(By Richard Holway 4.00pm 26th July 09) Each month recently, when we review the performance of the various share indices, we have noted how the FTSE SCS Index has not only substantially outperformed the FTSE100 but it had actually moved in a different direction. By the end of June 09, the FTSE SCS was up a remarkable 34% but the FTSE100 was down 4% YTD. We made the point repeatedly that we believed this was unsustainable. (For an excellent article on tech sector stock performance see FT 24th July 09 Investors switch on to tech )
One of the main reasons for the strong performance of UK SCS stocks is that earnings have held up well. In many cases this has been a result of cost cutting - not revenue growth. SCS has historically achieved its high ratings because of its high growth potential. Earnings growth without revenue growth is, of course, a trick you can pull off only for a short period.
Over every medium term period in the last 20 years, the FTSE SCS and FTSE100 have pretty much performed the same. Only exception was late 1999/early 2000 – and we all know what happened after that! Indeed that ‘bubble’ was but the “exception that proved the rule”. So our view was that in the second half of 2009, either the FTSE SCS was in for a crash OR the FTSE100 would rally and not carry the FTSE SCS with it.

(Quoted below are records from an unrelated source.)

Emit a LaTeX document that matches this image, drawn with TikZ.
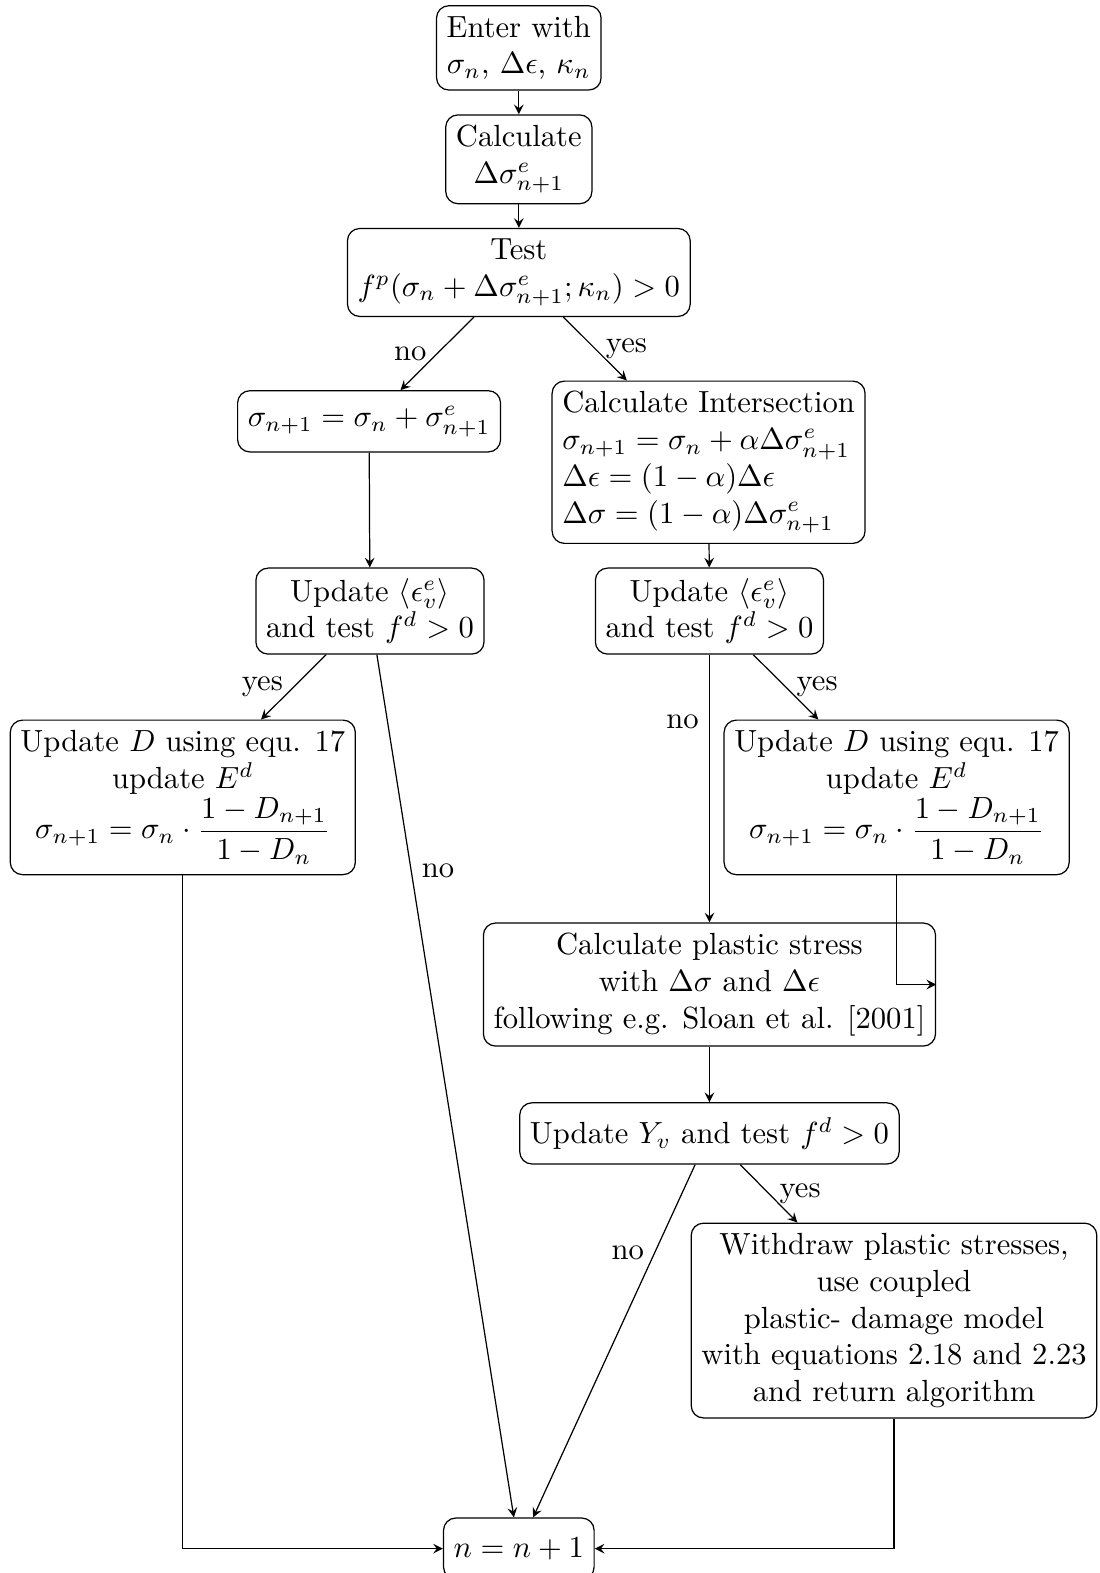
\documentclass[tikz,border=0pt]{standalone}
\usepackage{amsmath,amssymb}
\usepackage{tikz}
\usetikzlibrary{arrows.meta,positioning}

\begin{document}
\begin{tikzpicture}[
  box/.style={draw, rounded corners, align=center, minimum height=2em},
  lbox/.style={draw, rounded corners, align=left, minimum height=2em},
  >=stealth
]
\useasboundingbox (0,0) rectangle (12.63,-18.07);

% start and elastic trial
\node[box] (enter) at (5.96,-0.55) {Enter with\\$\sigma_n$, $\Delta\epsilon$, $\kappa_n$};
\node[box] (trial) at (5.96,-1.83) {Calculate\\$\Delta\sigma^e_{n+1}$};
\node[box] (test)  at (5.96,-3.13) {Test\\$f^p(\sigma_n+\Delta\sigma^e_{n+1};\kappa_n)>0$};

% elastic branch
\node[box] (elastic) at (4.24,-4.84) {$\sigma_{n+1}=\sigma_n+\sigma^e_{n+1}$};
\node[box] (updl)    at (4.25,-7.02) {Update $\langle\epsilon^e_v\rangle$\\and test $f^d>0$};
\node[box] (dmgl)    at (2.10,-9.16) {Update $D$ using equ. 17\\update $E^d$\\$\sigma_{n+1}=\sigma_n\cdot\dfrac{1-D_{n+1}}{1-D_n}$};

% plastic branch
\node[lbox] (inter) at (8.14,-5.31) {Calculate Intersection\\$\sigma_{n+1}=\sigma_n+\alpha\Delta\sigma^e_{n+1}$\\$\Delta\epsilon=(1-\alpha)\Delta\epsilon$\\$\Delta\sigma=(1-\alpha)\Delta\sigma^e_{n+1}$};
\node[box] (updr)    at (8.15,-7.02) {Update $\langle\epsilon^e_v\rangle$\\and test $f^d>0$};
\node[box] (dmgr)    at (10.30,-9.16) {Update $D$ using equ. 17\\update $E^d$\\$\sigma_{n+1}=\sigma_n\cdot\dfrac{1-D_{n+1}}{1-D_n}$};
\node[box] (plastic) at (8.15,-11.31) {Calculate plastic stress\\with $\Delta\sigma$ and $\Delta\epsilon$\\following e.g. Sloan et al. [2001]};
\node[box] (updy)    at (8.15,-13.02) {Update $Y_v$ and test $f^d>0$};
\node[box] (withdraw) at (10.27,-15.17) {Withdraw plastic stresses,\\use coupled\\plastic- damage model\\with equations 2.18 and 2.23\\and return algorithm};

% next step
\node[box] (next) at (5.96,-17.79) {$n=n+1$};

\draw[->] (enter) -- (trial);
\draw[->] (trial) -- (test);
\draw[->] (test) -- (elastic) node[midway,left]{no};
\draw[->] (test) -- (inter) node[midway,right]{yes};
\draw[->] (elastic) -- (updl);
\draw[->] (inter) -- (updr);
\draw[->] (updl) -- (dmgl) node[midway,left]{yes};
\draw[->] (updl) -- (next) node[near start,right]{no};
\draw[->] (updr) -- (plastic) node[near start,left]{no};
\draw[->] (updr) -- (dmgr) node[midway,right]{yes};
\draw[->] (dmgr) |- (plastic);
\draw[->] (plastic) -- (updy);
\draw[->] (updy) -- (next) node[near start,left]{no};
\draw[->] (updy) -- (withdraw) node[midway,right]{yes};
\draw[->] (dmgl) |- (next);
\draw[->] (withdraw) |- (next);
\end{tikzpicture}
\end{document}
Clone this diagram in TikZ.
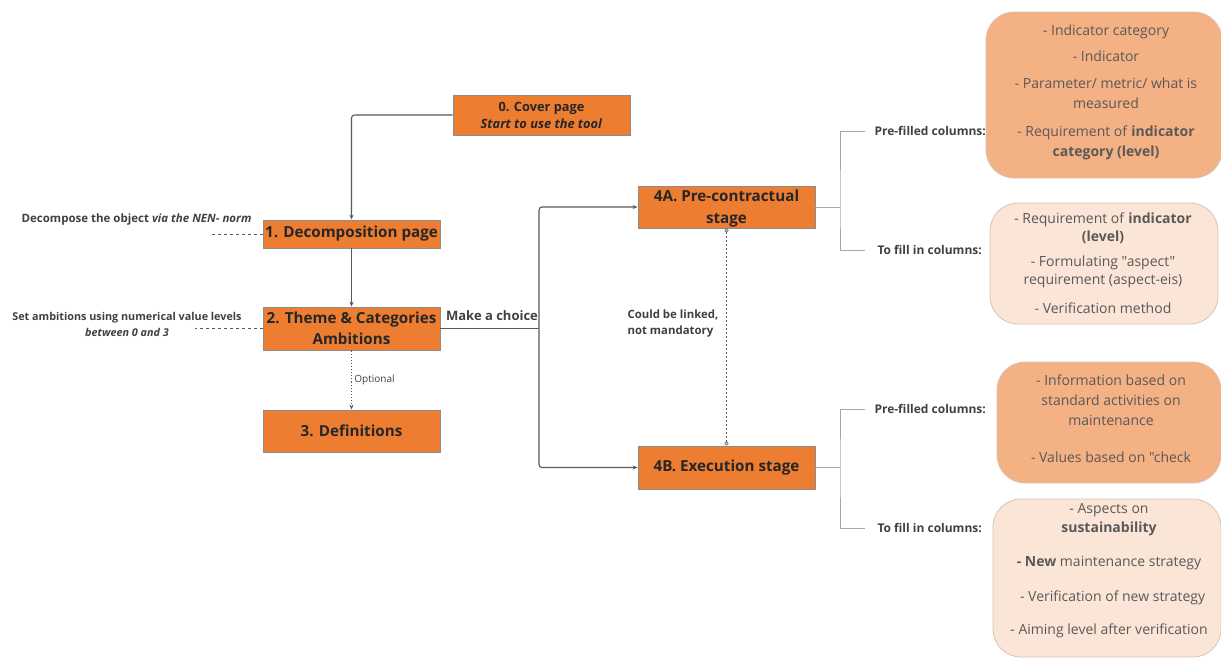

Well, as you will no doubt have read in all the newspapers this weekend, the FTSE100 has had its best run in a long while. Indeed it is up 10% in 11 consecutive days of rises. The same cannot be said of the FTSE SCS index. In July to date, the FTSE 100 is up 8% but the FTSE SCS up just 2%. SCS is just a part of the market as a whole. Of course it will have stars and it will have laggards but we don’t know any real reason why, in its entirety, it should outperform. Overall we would expect SCS to perform pretty much ‘in line’ with the FTSE100 over any reasonable period (ie a year). Most analysts seem to expect the FTSE 100 to continue to perform well – afterall it has an almost impossibly long way to go to recover to the 6700 level it hit just two years ago back in July 07. This can only mean that, at best, the FTSE SCS is in for a period of flat-lining.